The U.S. Justice Department has unsealed the remaining whistleblower lawsuits filed against HCA-The Healthcare Co. and its predecessor companies.
In late December the Justice Department revealed that a total of 30 whistleblower lawsuits -- three more than previously announced -- had been filed against Nashville-based HCA. The government unsealed 17 suits that were previously unknown to the public but declined to say how many of them it has joined.
The unsealing paves the way for dividing the $745 million civil settlement and resolving the remaining civil whistleblower allegations of Medicare cost-reporting fraud and physician kickbacks for patient referrals. The cases are consolidated in multidistrict litigation in the Washington federal court of U.S. District Judge Royce Lambreth.
Of the $745 million settlement:
* $403 million, or 54%, will go to settle allegations of DRG upcoding. New Hope, Pa., software entrepreneur Richard Newbold, M.D., whose allegations of DRG upcoding in pneumonia diagnoses led to the largest of the whistleblower suits the government joined, could be a big winner.
* $95 million, or 12.8%, will go to settle allegations of outpatient laboratory billing fraud against HCA predecessor HealthTrust.

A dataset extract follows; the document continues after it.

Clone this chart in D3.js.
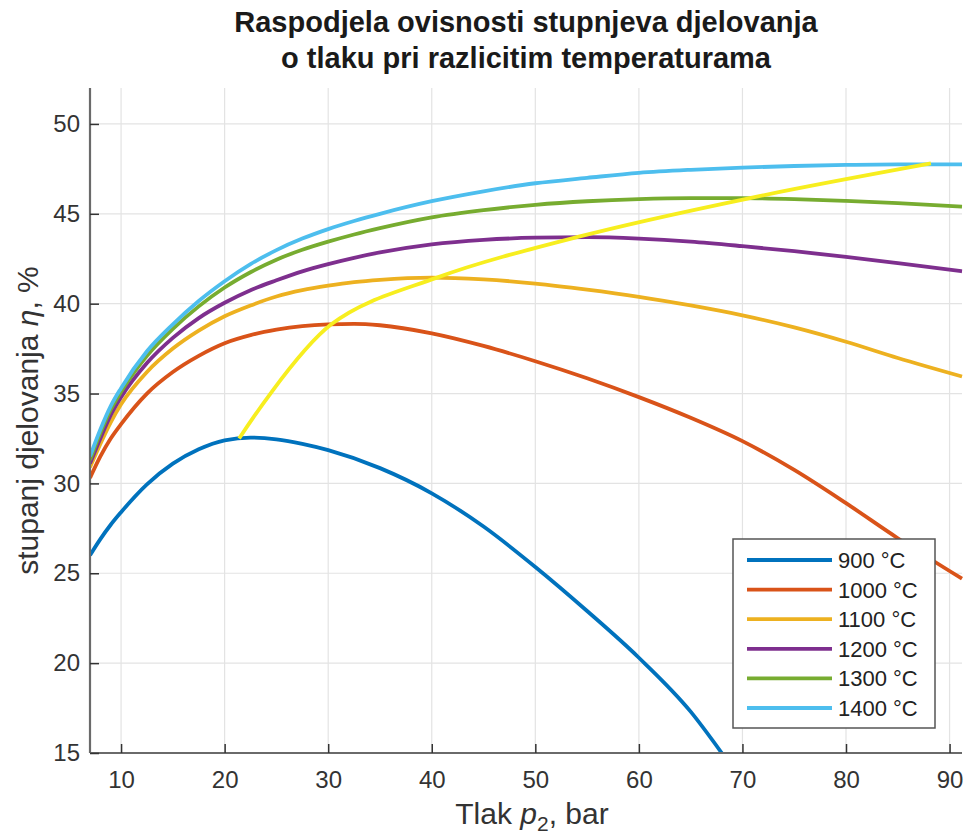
<!DOCTYPE html>
<html>
<head>
<meta charset="utf-8">
<script src="https://cdn.jsdelivr.net/npm/d3@7"></script>
<style>
html,body{margin:0;padding:0;background:#fff;}
svg{display:block;font-family:"Liberation Sans",Arial,Helvetica,sans-serif;}
</style>
</head>
<body>
<svg id="chart" width="966" height="838"></svg>
<script>
// ---- data ----
const pressure = [7, 8, 9, 10, 12.5, 15, 17.5, 20, 22.5, 25, 27.5, 30, 32.5, 35, 40, 45, 50, 55, 60, 65, 70, 75, 80, 85, 91.2];
const temps = ["900 °C", "1000 °C", "1100 °C", "1200 °C", "1300 °C", "1400 °C"];
const p900 = [7, 8, 9, 10, 12.5, 15, 17.5, 20, 22.5, 25, 27.5, 30, 35, 40, 45, 50, 55, 60, 65, 68];
const eta900 = [26.0, 26.9, 27.7, 28.4, 29.95, 31.1, 31.9, 32.4, 32.55, 32.45, 32.2, 31.85, 30.85, 29.45, 27.6, 25.35, 22.9, 20.3, 17.3, 15.0];
const eta1000 = [30.3, 31.5, 32.5, 33.3, 35.0, 36.2, 37.1, 37.8, 38.25, 38.55, 38.75, 38.85, 38.88, 38.8, 38.35, 37.65, 36.8, 35.85, 34.8, 33.65, 32.35, 30.75, 28.9, 26.95, 24.7];
const eta1100 = [30.9, 32.2, 33.4, 34.4, 36.2, 37.5, 38.5, 39.3, 39.9, 40.4, 40.75, 41.0, 41.2, 41.33, 41.45, 41.35, 41.12, 40.78, 40.38, 39.9, 39.35, 38.68, 37.88, 36.98, 35.95];
const eta1200 = [31.1, 32.5, 33.8, 34.8, 36.7, 38.1, 39.2, 40.05, 40.75, 41.3, 41.8, 42.2, 42.55, 42.85, 43.3, 43.55, 43.67, 43.7, 43.62, 43.45, 43.2, 42.92, 42.6, 42.25, 41.8];
const eta1300 = [31.3, 32.8, 34.1, 35.1, 37.1, 38.6, 39.85, 40.9, 41.75, 42.45, 43.0, 43.45, 43.85, 44.2, 44.8, 45.2, 45.5, 45.7, 45.82, 45.87, 45.87, 45.82, 45.72, 45.6, 45.4];
const eta1400 = [31.5, 33.0, 34.3, 35.3, 37.35, 38.85, 40.15, 41.25, 42.2, 42.98, 43.62, 44.15, 44.6, 45.0, 45.7, 46.25, 46.7, 47.0, 47.28, 47.45, 47.57, 47.66, 47.72, 47.75, 47.75];
// line through the maxima of the curves
const maxP = [21.4, 30.3, 40.5, 54.0, 70.5, 88.2];
const maxEta = [32.5, 38.85, 41.45, 43.7, 45.85, 47.8];
const xTicks = [10, 20, 30, 40, 50, 60, 70, 80, 90];
const yTicks = [15, 20, 25, 30, 35, 40, 45, 50];
const colors = ["#0072BD", "#D95319", "#EDB120", "#7E2F8E", "#77AC30", "#4DBEEE"];

// ---- layout ----
const svg = d3.select("#chart");
const L = 90, R = 962, T = 88, B = 753;
const x = d3.scaleLinear().domain([7, 91.2]).range([L, R]);
const y = d3.scaleLinear().domain([15, 52]).range([B, T]);

// grid
const g = svg.append("g");
g.selectAll(".vg").data(xTicks).join("line")
  .attr("x1", d => x(d)).attr("x2", d => x(d)).attr("y1", T).attr("y2", B)
  .attr("stroke", "#e3e3e3").attr("stroke-width", 1.2);
g.selectAll(".hg").data(yTicks).join("line")
  .attr("x1", L).attr("x2", R).attr("y1", d => y(d)).attr("y2", d => y(d))
  .attr("stroke", "#e3e3e3").attr("stroke-width", 1.2);

// clip
svg.append("clipPath").attr("id", "clip").append("rect")
  .attr("x", L).attr("y", T).attr("width", R - L + 4).attr("height", B - T);

const line = d3.line().x(d => x(d[0])).y(d => y(d[1])).curve(d3.curveMonotoneX);
const series = [
  d3.zip(p900, eta900),
  d3.zip(pressure, eta1000),
  d3.zip(pressure, eta1100),
  d3.zip(pressure, eta1200),
  d3.zip(pressure, eta1300),
  d3.zip(pressure, eta1400)
];
const plot = svg.append("g").attr("clip-path", "url(#clip)");
plot.selectAll(".s").data(series).join("path")
  .attr("d", d => line(d)).attr("fill", "none")
  .attr("stroke", (d, i) => colors[i]).attr("stroke-width", 3.8)
  .attr("stroke-linejoin", "round");
plot.append("path")
  .attr("d", d3.line().x(d => x(d[0])).y(d => y(d[1])).curve(d3.curveCatmullRom.alpha(0.5))(d3.zip(maxP, maxEta)))
  .attr("fill", "none").attr("stroke", "#f7ee1f").attr("stroke-width", 3.8);

// axes
const ax = svg.append("g").attr("transform", `translate(0,${B})`)
  .call(d3.axisBottom(x).tickValues(xTicks).tickSizeInner(-9).tickSizeOuter(0).tickPadding(18));
const ay = svg.append("g").attr("transform", `translate(${L},0)`)
  .call(d3.axisLeft(y).tickValues(yTicks).tickSizeInner(-9).tickSizeOuter(0).tickPadding(10));
[ax, ay].forEach(a => {
  a.select(".domain").attr("stroke", "#6a6a6a").attr("stroke-width", 2.2);
  a.selectAll(".tick line").attr("stroke", "#333").attr("stroke-width", 1.5);
  a.selectAll(".tick text").attr("fill", "#333").style("font-size", "24px")
   .style("font-family", "'Liberation Sans', Arial, sans-serif");
});
ay.select(".domain").attr("d", `M0,${T}V${B}`);
ax.select(".domain").attr("d", `M${L},0H${R}`);

// title
const title = svg.append("text").attr("text-anchor", "middle").attr("font-weight", "bold")
  .attr("fill", "#1a1a1a").style("font-size", "29px");
title.append("tspan").attr("x", 526).attr("y", 32).text("Raspodjela ovisnosti stupnjeva djelovanja");
title.append("tspan").attr("x", 526).attr("y", 68).text("o tlaku pri razlicitim temperaturama");

// x label
const xl = svg.append("text").attr("x", 532).attr("y", 824).attr("text-anchor", "middle")
  .attr("fill", "#333").style("font-size", "30px");
xl.append("tspan").text("Tlak ");
xl.append("tspan").attr("font-style", "italic").text("p");
xl.append("tspan").attr("dy", 7).style("font-size", "21px").text("2");
xl.append("tspan").attr("dy", -7).text(", bar");

// y label
const yl = svg.append("text").attr("transform", `translate(38,${(T + B) / 2}) rotate(-90)`)
  .attr("text-anchor", "middle").attr("fill", "#333").style("font-size", "30px");
yl.append("tspan").text("stupanj djelovanja ");
yl.append("tspan").attr("font-style", "italic").text("η");
yl.append("tspan").text(", %");

// legend
const lg = svg.append("g");
lg.append("rect").attr("x", 733).attr("y", 539).attr("width", 202).attr("height", 189)
  .attr("fill", "#fff").attr("stroke", "#555").attr("stroke-width", 1.5);
const rows = lg.selectAll(".row").data(temps).join("g")
  .attr("transform", (d, i) => `translate(0,${560 + i * 29.6})`);
rows.append("line").attr("x1", 747).attr("x2", 832).attr("y1", 0).attr("y2", 0)
  .attr("stroke", (d, i) => colors[i]).attr("stroke-width", 3.8);
rows.append("text").attr("x", 838).attr("y", 8).attr("fill", "#222")
  .style("font-size", "22px").text(d => d);
</script>
</body>
</html>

Utah emergency room physicians Robert Rothfeder and Dennis Wyman will share the recovery.
* $246 million or 33%, will go to settle allegations in three categories of home healthcare billing and cost-reporting fraud. Former HCA reimbursement supervisor John Schilling and former Olsten Corp. Vice President Donald McLendon are among a group of whistleblowers who will share the recovery.

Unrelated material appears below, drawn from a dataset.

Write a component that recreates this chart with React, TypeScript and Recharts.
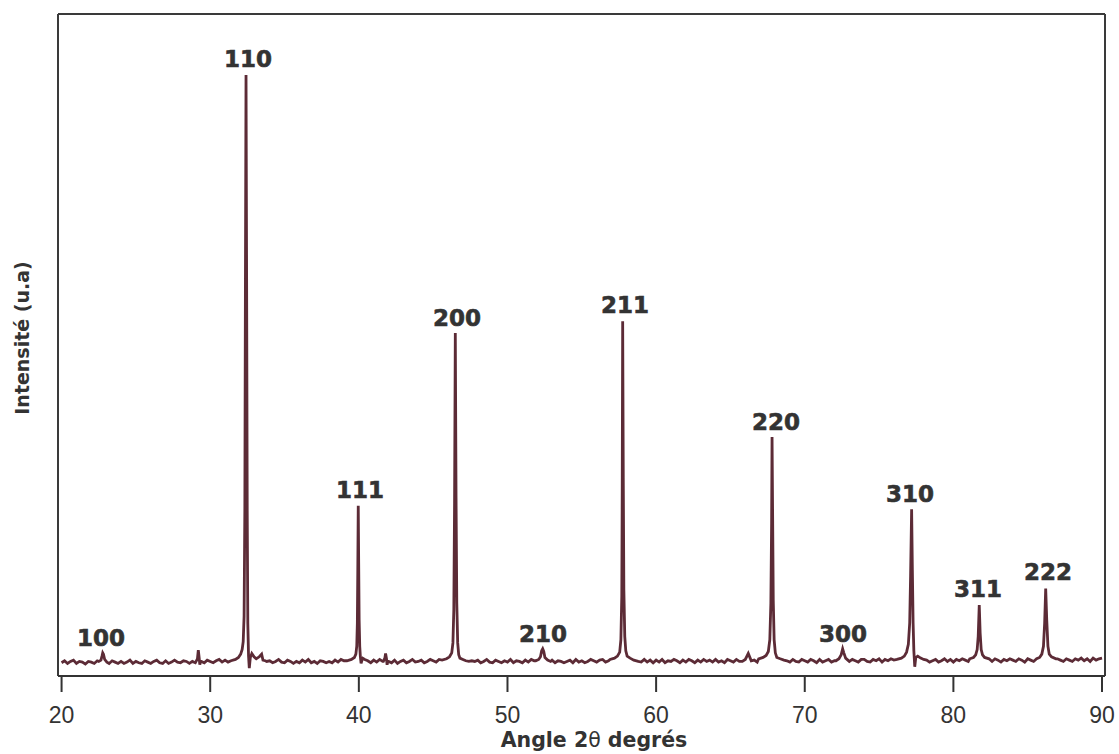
import React from 'react';
import { ComposedChart, Line, Scatter, XAxis, YAxis, ReferenceLine, Customized } from 'recharts';

// 2θ grid of the background scan (start, step) and hand-read background counts
const scanStart = 20;
const scanStep = 0.2;
const backgroundCounts: number[] = [
  20, 23, 19, 22, 24, 19, 22, 21, 18, 22,
  21, 19, 23, 22, 20, 22, 19, 23, 21, 19,
  22, 19, 21, 24, 19, 22, 20, 19, 23, 21,
  19, 22, 24, 20, 19, 23, 19, 21, 24, 21,
  20, 23, 22, 19, 22, 20, 24, 22, 20, 24,
  22, 20, 23, 25, 21, 24, 21, 25, 23, 26,
  25, 28, 30, 30, 30, 28, 26, 24, 23, 22,
  23, 20, 22, 25, 21, 20, 24, 22, 19, 22,
  20, 24, 21, 25, 20, 22, 19, 23, 22, 20,
  22, 20, 24, 21, 25, 23, 21, 23, 25, 26,
  26, 24, 23, 21, 20, 24, 21, 25, 22, 23,
  22, 20, 24, 19, 22, 24, 20, 22, 25, 21,
  22, 24, 20, 22, 25, 23, 21, 25, 25, 26,
  27, 28, 30, 40, 30, 28, 26, 24, 23, 22,
  24, 20, 22, 25, 21, 20, 24, 22, 20, 23,
  21, 25, 20, 23, 22, 20, 24, 21, 25, 23,
  23, 25, 24, 23, 22, 24, 20, 23, 22, 20,
  22, 24, 20, 25, 21, 23, 20, 22, 25, 23,
  21, 24, 25, 21, 23, 25, 24, 26, 27, 30,
  30, 28, 26, 23, 24, 21, 25, 21, 24, 20,
  24, 21, 25, 20, 23, 22, 25, 23, 20, 24,
  21, 25, 23, 20, 24, 21, 25, 22, 24, 21,
  25, 21, 23, 20, 25, 23, 21, 25, 22, 22,
  25, 34, 23, 24, 21, 24, 25, 26, 28, 30,
  30, 28, 26, 23, 24, 21, 25, 22, 21, 25,
  23, 21, 25, 23, 20, 25, 21, 23, 25, 21,
  23, 25, 26, 28, 30, 22, 25, 23, 21, 25,
  25, 22, 21, 25, 23, 26, 21, 25, 23, 26,
  24, 25, 26, 28, 30, 30, 30, 30, 30, 28,
  26, 24, 21, 23, 25, 21, 23, 26, 22, 25,
  21, 25, 23, 26, 24, 22, 25, 25, 26, 28,
  27, 25, 24, 22, 26, 24, 21, 25, 23, 26,
  24, 22, 26, 24, 21, 26, 24, 22, 25, 26,
  28, 30, 30, 30, 28, 26, 24, 22, 26, 24,
  22, 26, 24, 27, 23, 26, 22, 27, 24, 26,
  27,
];

// Hand-read peak profiles: [2θ, intensity]
const peak100: [number, number][] = [[22.5, 22], [22.65, 24], [22.72, 30], [22.77, 35], [22.82, 33], [22.9, 25], [23.05, 21]];
const peak292: [number, number][] = [[29.05, 22], [29.14, 26], [29.2, 39], [29.26, 27], [29.3, 17], [29.35, 22]];
const peak110: [number, number][] = [[31.4, 23], [31.7, 25], [31.9, 28], [32.05, 33], [32.15, 40], [32.22, 52], [32.28, 90], [32.33, 250], [32.37, 600], [32.41, 908], [32.45, 600], [32.49, 250], [32.53, 80], [32.58, 30], [32.63, 12], [32.7, 28], [32.8, 34], [32.95, 29], [33.1, 26], [33.3, 29], [33.46, 33], [33.55, 24], [33.7, 23]];
const peak111: [number, number][] = [[39.2, 23], [39.5, 25], [39.7, 28], [39.8, 33], [39.86, 45], [39.9, 80], [39.93, 160], [39.96, 257], [39.99, 170], [40.02, 85], [40.06, 45], [40.1, 30], [40.15, 19], [40.25, 27], [40.4, 25], [40.6, 23]];
const peak418: [number, number][] = [[41.65, 22], [41.75, 27], [41.8, 34], [41.86, 26], [41.9, 17], [41.95, 22]];
const peak200: [number, number][] = [[45.6, 24], [45.9, 26], [46.1, 29], [46.25, 35], [46.33, 50], [46.39, 100], [46.44, 260], [46.49, 518], [46.54, 270], [46.59, 110], [46.65, 50], [46.72, 32], [46.8, 27], [47.0, 25], [47.2, 23], [47.4, 22]];
const peak210: [number, number][] = [[51.9, 23], [52.1, 25], [52.22, 29], [52.3, 38], [52.37, 41], [52.44, 37], [52.52, 28], [52.7, 24], [52.9, 22]];
const peak211: [number, number][] = [[56.9, 25], [57.2, 27], [57.4, 30], [57.55, 36], [57.63, 55], [57.69, 120], [57.72, 280], [57.75, 536], [57.79, 300], [57.83, 130], [57.89, 60], [57.96, 38], [58.05, 30], [58.25, 27], [58.5, 24], [58.8, 22]];
const peak220: [number, number][] = [[66.9, 26], [67.2, 28], [67.4, 31], [67.55, 37], [67.65, 55], [67.72, 110], [67.77, 230], [67.8, 361], [67.84, 240], [67.88, 115], [67.94, 55], [68.02, 35], [68.12, 28], [68.35, 26], [68.6, 24], [68.8, 23]];
const peak300: [number, number][] = [[72.1, 23], [72.3, 26], [72.45, 32], [72.55, 41], [72.63, 35], [72.75, 27], [72.9, 24], [73.0, 22]];
const peak310: [number, number][] = [[76.2, 25], [76.5, 27], [76.7, 30], [76.85, 36], [76.97, 48], [77.06, 80], [77.12, 150], [77.19, 252], [77.24, 160], [77.29, 80], [77.34, 38], [77.4, 14], [77.47, 28], [77.6, 30], [77.8, 27], [78.0, 25], [78.2, 24]];
const peak311: [number, number][] = [[81.1, 26], [81.35, 28], [81.5, 32], [81.6, 40], [81.67, 60], [81.74, 107], [81.8, 65], [81.87, 40], [81.96, 32], [82.1, 28], [82.4, 26]];
const peak222: [number, number][] = [[85.6, 26], [85.8, 28], [85.95, 33], [86.06, 45], [86.14, 80], [86.21, 132], [86.28, 85], [86.36, 45], [86.45, 33], [86.6, 29], [86.9, 26]];

const peakProfiles = [peak100, peak292, peak110, peak111, peak418, peak200, peak210, peak211, peak220, peak300, peak310, peak311, peak222];

// Miller-index labels: text, 2θ position, intensity position (label centre)
const hklLabels = ['100', '110', '111', '200', '210', '211', '220', '300', '310', '311', '222'];
const hklAngles = [22.65, 32.54, 40.08, 46.6, 52.39, 57.91, 68.07, 72.57, 77.08, 81.65, 86.36];
const hklLevels = [57, 932, 281, 541, 63, 560, 384, 63, 275, 131, 157];

const xTicks = [20, 30, 40, 50, 60, 70, 80, 90];
const xDomain: [number, number] = [19.76, 90.2];
const yDomain: [number, number] = [0, 1000];

const LINE_COLOR = '#5c2b36';
const AXIS_COLOR = '#333333';
const FRAME_COLOR = '#3a3a3a';

function buildData() {
  const pts: { angle: number; intensity: number }[] = [];
  backgroundCounts.forEach((v, i) => {
    const a = Math.round((scanStart + i * scanStep) * 100) / 100;
    const inside = peakProfiles.some((p) => a >= p[0][0] && a <= p[p.length - 1][0]);
    if (!inside) pts.push({ angle: a, intensity: v });
  });
  peakProfiles.forEach((p) => p.forEach(([a, v]) => pts.push({ angle: a, intensity: v })));
  pts.sort((a, b) => a.angle - b.angle);
  return pts;
}

const data = buildData();
const labelData = hklLabels.map((t, i) => ({ angle: hklAngles[i], intensity: hklLevels[i], hkl: t }));

const Titles = () => (
  <g>
    <text
      x={594}
      y={747}
      textAnchor="middle"
      fontFamily="'DejaVu Sans', sans-serif"
      fontWeight={700}
      fontSize={20.5}
      fill={AXIS_COLOR}
    >
      Angle 2<tspan fontWeight={400}>θ</tspan> degrés
    </text>
    <text
      x={0}
      y={0}
      transform="translate(29 338) rotate(-90)"
      textAnchor="middle"
      fontFamily="'DejaVu Sans', sans-serif"
      fontWeight={700}
      fontSize={19}
      fill={AXIS_COLOR}
    >
      Intensité (u.a)
    </text>
  </g>
);

const HklLabel = (props: any) => {
  const { cx, cy, payload } = props;
  return (
    <text
      x={cx}
      y={cy}
      textAnchor="middle"
      dominantBaseline="central"
      fontFamily="'DejaVu Sans', sans-serif"
      fontWeight={700}
      fontSize={23}
      fill={AXIS_COLOR}
      stroke={AXIS_COLOR}
      strokeWidth={0.6}
    >
      {payload.hkl}
    </text>
  );
};

export default function App() {
  return (
    <div style={{ position: 'absolute', left: 0, top: 0, width: 1119, height: 754, background: '#fff' }}>
      <ComposedChart width={1119} height={754} data={data} margin={{ top: 14, right: 14, bottom: 0, left: 58 }}>
        <XAxis
          dataKey="angle"
          type="number"
          domain={xDomain}
          ticks={xTicks}
          allowDataOverflow
          height={78}
          tickSize={16}
          tickMargin={15}
          interval={0}
          axisLine={{ stroke: AXIS_COLOR, strokeWidth: 2 }}
          tickLine={{ stroke: AXIS_COLOR, strokeWidth: 2 }}
          tick={{ fill: AXIS_COLOR, fontSize: 23, fontFamily: "'Liberation Sans', Arial, sans-serif" }}
        />
        <YAxis type="number" domain={yDomain} allowDataOverflow hide />
        <ReferenceLine x={xDomain[0]} stroke={FRAME_COLOR} strokeWidth={2} ifOverflow="extendDomain" />
        <ReferenceLine x={xDomain[1]} stroke={FRAME_COLOR} strokeWidth={2} ifOverflow="extendDomain" />
        <ReferenceLine y={yDomain[1]} stroke={FRAME_COLOR} strokeWidth={2} ifOverflow="extendDomain" />
        <Line
          dataKey="intensity"
          type="linear"
          stroke={LINE_COLOR}
          strokeWidth={2.8}
          dot={false}
          isAnimationActive={false}
        />
        <Scatter data={labelData} dataKey="intensity" shape={HklLabel} isAnimationActive={false} />
        <Customized component={Titles} />
      </ComposedChart>
    </div>
  );
}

Negotiations continue between the Justice Department and HCA to resolve the remaining allegations.
"Procedurally, this will make things easier," said Stephen Meagher, a San Francisco attorney whose firm, Phillips & Cohen, represents four whistleblowers with cases against HCA. "The underbrush will be cleared. Some (cases) will be dismissed, and those that remain will be pulled out in stark relief against the issues that remain."
Meagher said unsealing the remaining whistleblower suits strengthens the hand of the Justice Department and the remaining whistleblowers and makes it more difficult for HCA to feign innocence.

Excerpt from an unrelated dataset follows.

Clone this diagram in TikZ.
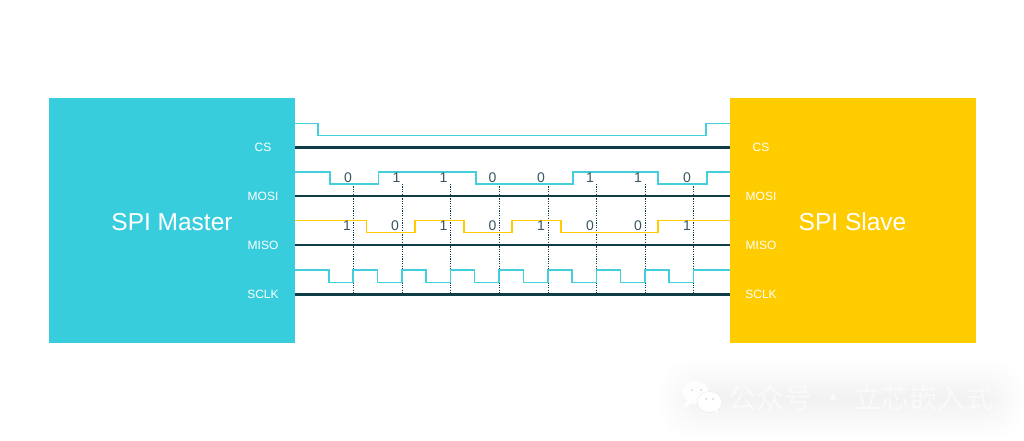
\documentclass[tikz,border=0pt]{standalone}
\usepackage{fontspec}
\setmainfont{Liberation Sans}
\newfontfamily\cjkfont{Noto Sans CJK SC}
\begin{document}
\begin{tikzpicture}[x=1pt,y=-1pt,
  box/.style={draw=none,minimum width=246pt,minimum height=245pt,inner sep=0pt},
  title/.style={text=white,inner sep=0pt,font=\fontsize{24.5}{26}\selectfont},
  pin/.style={text=white,inner sep=0pt,font=\fontsize{12}{13}\selectfont},
  bit/.style={text=bitcol,inner sep=0pt,font=\fontsize{14}{15}\selectfont},
  bus/.style={draw=buscol,line width=2.4pt},
  wave/.style={draw=cyanwave,line width=1.1pt,line join=miter},
  wavey/.style={draw=yellowbox,line width=1.2pt,line join=miter},
  tick/.style={draw=buscol,line width=0.9pt,dash pattern=on 1.2pt off 1.2pt},
  glow/.style={fill=black,opacity=0.004,rounded corners=30pt}]
\definecolor{cyanbox}{HTML}{38CDDC}
\definecolor{cyanwave}{HTML}{45CFDD}
\definecolor{yellowbox}{HTML}{FFCC00}
\definecolor{buscol}{HTML}{0F3D47}
\definecolor{bitcol}{HTML}{3A5660}
\useasboundingbox (0,0) rectangle (1024,440);
\fill[white] (0,0) rectangle (1024,440);
% boxes
\node[box,fill=cyanbox] (master) at (172,220.5) {};
\node[box,fill=yellowbox] (slave) at (853,220.5) {};
\node[title] (mtitle) at (172,222) {SPI Master};
\node[title] (stitle) at (852.5,222) {SPI Slave};
% buses
\foreach \nm/\lab/\y in {a/CS/147.5,b/MOSI/196,c/MISO/245,d/SCLK/294.5}{
  \coordinate (l\nm) at (295,\y);
  \coordinate (r\nm) at (730,\y);
  \draw[bus] (l\nm) -- (r\nm);
  \node[pin] (ml\nm) at (263,\y) {\lab};
  \node[pin] (sl\nm) at (761,\y) {\lab};
}
% dotted clock marks
\foreach \x in {353,402,450.5,499,548,596.5,645,693.5}
  \draw[tick] (\x,184) -- (\x,294);
% CS
\draw[wave] (295,123.5) -| (318,135.5) -| (706,123.5) -- (730,123.5);
% MOSI
\draw[wave] (295,172) -| (330,184) -| (378.7,172) -| (476,184) -| (573,172) -| (658,184) -| (707,172) -- (730,172);
% MISO
\draw[wavey] (295,220.5) -| (366.7,232.5) -| (415,220.5) -| (464,232.5) -| (512,220.5) -| (561,232.5) -| (658,220.5) -- (730,220.5);
% SCLK
\draw[wave] (295,270) -| (329,282.5) -| (353,270) -| (377.5,282.5) -| (402,270) -| (426,282.5) -| (450.5,270) -| (474.5,282.5) -| (499,270) -| (523.5,282.5) -| (548,270) -| (572,282.5) -| (596.5,270) -| (620.5,282.5) -| (645,270) -| (669,282.5) -| (693.5,270) -- (730,270);
% bits
\foreach \i/\x/\b in {1/348/0,2/396.5/1,3/443.5/1,4/492.5/0,5/541/0,6/590/1,7/638/1,8/687/0}
  \node[bit] (mo\i) at (\x,177.5) {\b};
\foreach \i/\x/\b in {1/347/1,2/395/0,3/443.5/1,4/492.5/0,5/541/1,6/590/0,7/638/0,8/687/1}
  \node[bit] (mi\i) at (\x,226) {\b};
% watermark glow
\foreach \k in {0,3,...,36}
  \fill[glow] (660+\k,360+\k) rectangle (1024-\k,438-\k);
% watermark icon
\fill[white,opacity=0.9] (695.5,392.5) ellipse (13 and 11.5);
\fill[white,opacity=0.9] (686,402) -- (684,408) -- (692,403) -- cycle;
\draw[black!8,line width=0.5pt,fill=white] (709.5,402) ellipse (12.5 and 10.5);
\fill[white] (714,410) -- (717.5,413.5) -- (717,408) -- cycle;
\foreach \p/\q in {692/390,701/390,706/399,713/399}
  \fill[black!18] (\p,\q) circle (1);
\node[text=white,opacity=0.55,inner sep=0pt,font=\cjkfont\fontsize{28}{30}\selectfont] (wm) at (861,398) {公众号 · 立芯嵌入式};
\end{tikzpicture}
\end{document}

"It's not a bad position to be in -- litigating a civil case against somebody who's already admitted criminal violations in the same issues you're litigating on," he said, in reference to a $95 million criminal fine against two nonoperating HCA subsidiaries (Dec. 18-25, 2000, p. 3). "The only question is whether it will go to litigation."
HCA spokesman Jeffrey Prescott said the company disagrees and views the Medicare cost-reporting fraud and kickback criminal pleas as separate issues.